I have variables that are multi-select in my data frame. They look like this:
ID Titles
1 Title 1, Title 2, Title 3
2 Title 4, Title 6, Title 1
3 Title 2, Title 5, Title 3
I want to split the multi-select variable "Title" into separate columns based on the title names, like this:
ID Titles Title 1 Title 2 Title 3 Title 4 Title 5 Title 6
1 Title 1, Title 2, Title 3 Title 1 Title 2 Title 3
2 Title 4, Title 6, Title 1 Title 1 Title 4 Title 6
3 Title 2, Title 5, Title 3 Title 2 Title 3 Title 5
Is there a way that I can split strings (by comma) and have the output but separate columns with each title organized by their respective names?
Any help would be great!
I can only split my multi-select item using this function: str_split_fixed, but i don't know how to get my strings organized by their names because it is not in order in the original multi-select variable.

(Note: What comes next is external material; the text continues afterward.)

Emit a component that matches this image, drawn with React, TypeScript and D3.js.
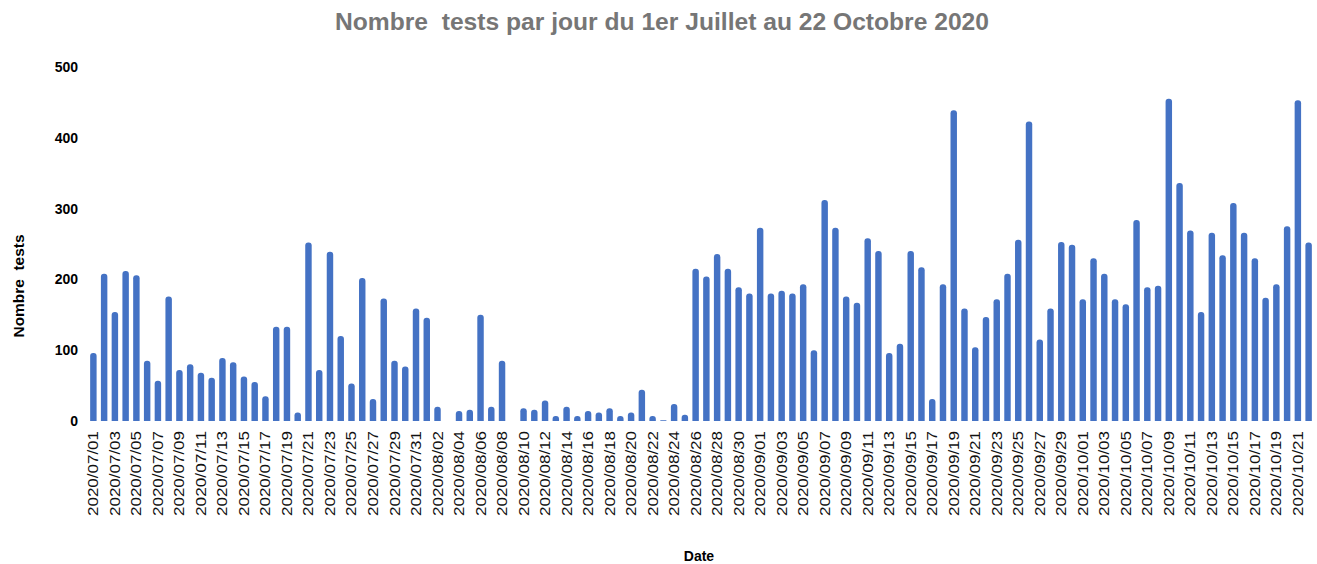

CodePudding user response:
Data
dat <- structure(list(ID = 1:3,
Titles = c("Title1,Title2,Title3", "Title4,Title6,Title1","Title2,Title5,Title3")),
class = "data.frame", row.names = c(NA,-3L))
Code
dat %>%
full_join(
dat %>%
separate_rows(Titles,sep = ",") %>%
count(ID,Titles) %>%
pivot_wider(names_from = Titles,values_from = Titles)
) %>%
select(ID,Titles,paste0("Title",1:6))
Output
ID Titles Title1 Title2 Title3 Title4 Title5 Title6
1 1 Title1,Title2,Title3 Title1 Title2 Title3 <NA> <NA> <NA>
2 2 Title4,Title6,Title1 Title1 <NA> <NA> Title4 <NA> Title6
3 3 Title2,Title5,Title3 <NA> Title2 Title3 <NA> Title5 <NA>
CodePudding user response:
We may use dummy_cols
from fastDummies
to create binary columns and then replace the 1s with the column name
library(dplyr)
library(fastDummies)
library(stringr)
dummy_cols(df1, "Titles", split = ",\\s*") %>%
rename_with(~ str_remove(.x, ".*_")) %>%
mutate(across(-(1:2), ~ case_when(.x == 1 ~ cur_column())))
-output
ID Titles Title1 Title2 Title3 Title5 Title4 Title6
1 1 Title1,Title2,Title3 Title1 Title2 Title3 <NA> <NA> <NA>
2 2 Title4,Title6,Title1 Title1 <NA> <NA> <NA> Title4 Title6
3 3 Title2,Title5,Title3 <NA> Title2 Title3 Title5 <NA> <NA>
Or may also do
library(purrr)
library(tibble)
library(tidyr)
df1 %>%
mutate(Title = map(strsplit(Titles, ",\\s*"),
~ as_tibble_row(setNames(.x, .x)))) %>%
unnest(Title)
-output
# A tibble: 3 × 8
ID Titles Title1 Title2 Title3 Title4 Title6 Title5
<int> <chr> <chr> <chr> <chr> <chr> <chr> <chr>
1 1 Title1,Title2,Title3 Title1 Title2 Title3 <NA> <NA> <NA>
2 2 Title4,Title6,Title1 Title1 <NA> <NA> Title4 Title6 <NA>
3 3 Title2,Title5,Title3 <NA> Title2 Title3 <NA> <NA> Title5
data
df1 <- structure(list(ID = 1:3, Titles = c("Title1,Title2,Title3", "Title4,Title6,Title1",
"Title2,Title5,Title3")), class = "data.frame",
row.names = c(NA,
-3L))